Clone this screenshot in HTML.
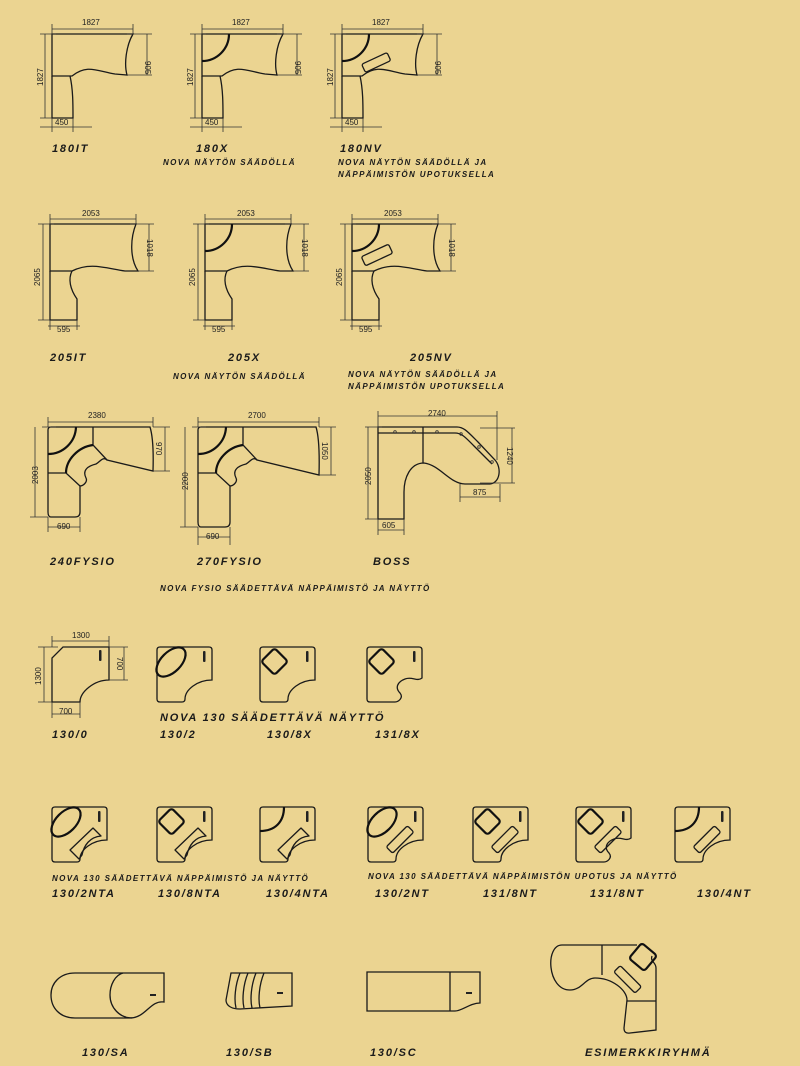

---

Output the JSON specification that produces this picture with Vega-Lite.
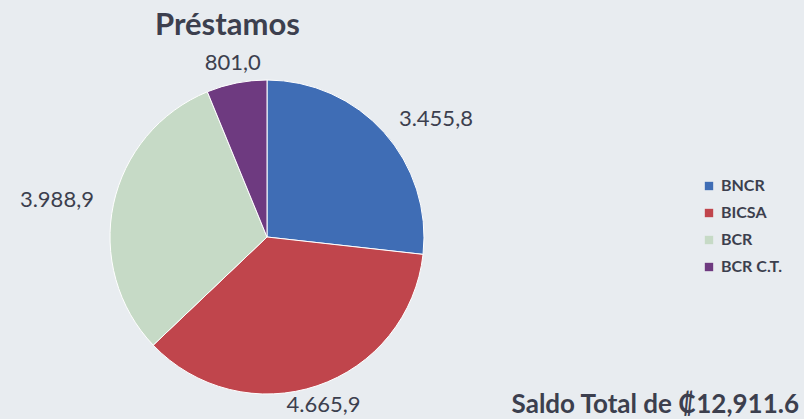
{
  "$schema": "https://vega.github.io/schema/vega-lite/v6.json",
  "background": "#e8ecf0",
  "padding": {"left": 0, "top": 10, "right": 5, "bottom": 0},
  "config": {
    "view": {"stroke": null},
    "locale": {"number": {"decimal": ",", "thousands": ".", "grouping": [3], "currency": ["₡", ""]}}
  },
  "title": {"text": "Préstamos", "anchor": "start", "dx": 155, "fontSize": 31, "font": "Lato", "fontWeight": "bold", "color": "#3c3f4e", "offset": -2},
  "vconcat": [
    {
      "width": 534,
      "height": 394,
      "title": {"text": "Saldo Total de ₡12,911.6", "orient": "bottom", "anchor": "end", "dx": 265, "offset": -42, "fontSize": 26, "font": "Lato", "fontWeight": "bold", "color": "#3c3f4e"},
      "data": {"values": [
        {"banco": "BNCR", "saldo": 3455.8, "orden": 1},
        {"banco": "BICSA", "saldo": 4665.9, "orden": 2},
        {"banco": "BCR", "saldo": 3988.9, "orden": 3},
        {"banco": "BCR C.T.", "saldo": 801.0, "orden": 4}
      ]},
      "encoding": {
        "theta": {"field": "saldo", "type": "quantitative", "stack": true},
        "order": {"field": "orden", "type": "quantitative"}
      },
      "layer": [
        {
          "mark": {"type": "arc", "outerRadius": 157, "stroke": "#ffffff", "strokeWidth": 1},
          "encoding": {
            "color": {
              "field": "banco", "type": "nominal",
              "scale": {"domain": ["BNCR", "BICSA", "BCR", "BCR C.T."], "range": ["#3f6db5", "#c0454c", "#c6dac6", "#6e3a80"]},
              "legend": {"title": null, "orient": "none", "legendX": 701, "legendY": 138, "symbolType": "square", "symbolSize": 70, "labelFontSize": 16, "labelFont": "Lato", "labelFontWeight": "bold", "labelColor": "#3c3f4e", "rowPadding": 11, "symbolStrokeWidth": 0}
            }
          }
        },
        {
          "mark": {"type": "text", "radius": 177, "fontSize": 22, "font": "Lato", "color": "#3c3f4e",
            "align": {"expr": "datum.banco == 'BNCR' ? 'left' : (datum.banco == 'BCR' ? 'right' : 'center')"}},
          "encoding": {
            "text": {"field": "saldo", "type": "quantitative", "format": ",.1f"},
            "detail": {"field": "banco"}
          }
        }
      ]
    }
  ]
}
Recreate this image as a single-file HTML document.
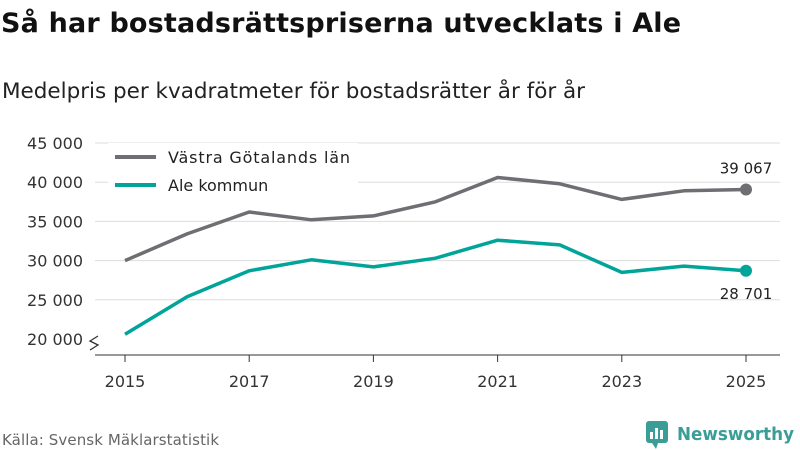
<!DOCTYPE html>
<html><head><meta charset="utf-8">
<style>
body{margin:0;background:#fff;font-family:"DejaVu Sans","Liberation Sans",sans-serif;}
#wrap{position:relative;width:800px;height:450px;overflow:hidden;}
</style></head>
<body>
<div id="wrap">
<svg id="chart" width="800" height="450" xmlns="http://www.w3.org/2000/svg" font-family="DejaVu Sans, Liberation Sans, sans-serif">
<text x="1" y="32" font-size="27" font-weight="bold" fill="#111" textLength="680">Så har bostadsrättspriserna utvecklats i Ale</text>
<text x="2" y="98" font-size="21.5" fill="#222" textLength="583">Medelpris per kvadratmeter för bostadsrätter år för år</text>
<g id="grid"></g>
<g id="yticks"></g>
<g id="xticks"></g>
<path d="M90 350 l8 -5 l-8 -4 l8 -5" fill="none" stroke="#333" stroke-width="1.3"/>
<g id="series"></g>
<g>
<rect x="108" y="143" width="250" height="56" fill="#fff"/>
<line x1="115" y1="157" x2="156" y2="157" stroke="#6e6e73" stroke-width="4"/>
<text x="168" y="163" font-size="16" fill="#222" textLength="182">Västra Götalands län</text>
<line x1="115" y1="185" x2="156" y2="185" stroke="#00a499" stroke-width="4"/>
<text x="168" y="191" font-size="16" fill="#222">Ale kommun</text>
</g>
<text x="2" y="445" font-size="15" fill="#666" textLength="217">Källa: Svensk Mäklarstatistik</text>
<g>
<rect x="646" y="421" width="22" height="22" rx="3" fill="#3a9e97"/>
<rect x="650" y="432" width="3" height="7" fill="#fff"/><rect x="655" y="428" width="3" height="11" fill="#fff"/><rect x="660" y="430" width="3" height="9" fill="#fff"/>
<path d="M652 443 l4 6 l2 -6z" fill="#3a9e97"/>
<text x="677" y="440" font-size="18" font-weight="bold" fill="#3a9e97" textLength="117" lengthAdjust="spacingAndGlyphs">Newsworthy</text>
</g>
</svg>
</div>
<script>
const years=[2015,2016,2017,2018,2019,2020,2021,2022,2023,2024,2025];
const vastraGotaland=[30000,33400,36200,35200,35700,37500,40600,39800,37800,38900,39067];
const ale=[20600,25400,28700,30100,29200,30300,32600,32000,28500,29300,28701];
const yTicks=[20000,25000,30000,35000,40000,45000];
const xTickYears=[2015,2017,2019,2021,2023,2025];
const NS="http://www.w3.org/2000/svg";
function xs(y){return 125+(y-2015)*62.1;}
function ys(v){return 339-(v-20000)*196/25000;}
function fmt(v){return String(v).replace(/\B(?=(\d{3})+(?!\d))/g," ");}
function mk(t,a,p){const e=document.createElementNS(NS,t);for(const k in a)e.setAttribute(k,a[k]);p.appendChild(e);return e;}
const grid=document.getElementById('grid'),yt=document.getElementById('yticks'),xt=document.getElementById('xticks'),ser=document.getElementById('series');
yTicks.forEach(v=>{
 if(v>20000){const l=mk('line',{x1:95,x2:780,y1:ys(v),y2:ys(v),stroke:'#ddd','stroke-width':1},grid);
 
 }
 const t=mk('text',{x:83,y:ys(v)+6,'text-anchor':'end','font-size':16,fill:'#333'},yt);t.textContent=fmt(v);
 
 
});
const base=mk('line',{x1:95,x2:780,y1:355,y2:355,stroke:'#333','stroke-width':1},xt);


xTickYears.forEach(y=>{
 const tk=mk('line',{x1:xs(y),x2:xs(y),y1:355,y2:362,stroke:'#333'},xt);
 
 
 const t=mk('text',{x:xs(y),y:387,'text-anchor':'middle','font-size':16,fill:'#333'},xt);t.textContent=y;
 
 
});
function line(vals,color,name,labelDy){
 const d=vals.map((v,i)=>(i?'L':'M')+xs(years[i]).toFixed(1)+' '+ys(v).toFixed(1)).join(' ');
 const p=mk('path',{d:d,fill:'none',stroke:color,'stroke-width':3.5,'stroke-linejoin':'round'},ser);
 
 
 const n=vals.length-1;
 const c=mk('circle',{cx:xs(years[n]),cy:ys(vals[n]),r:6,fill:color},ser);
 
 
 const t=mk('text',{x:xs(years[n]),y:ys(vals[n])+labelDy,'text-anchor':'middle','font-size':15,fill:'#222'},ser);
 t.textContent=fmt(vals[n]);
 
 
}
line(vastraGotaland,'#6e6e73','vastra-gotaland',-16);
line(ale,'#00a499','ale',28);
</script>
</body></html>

-- PROBLEM REQUIREMENTS --
Report how many lines of the preceding records include "this". Output the number only.

-- WRITTEN RESPONSE --
3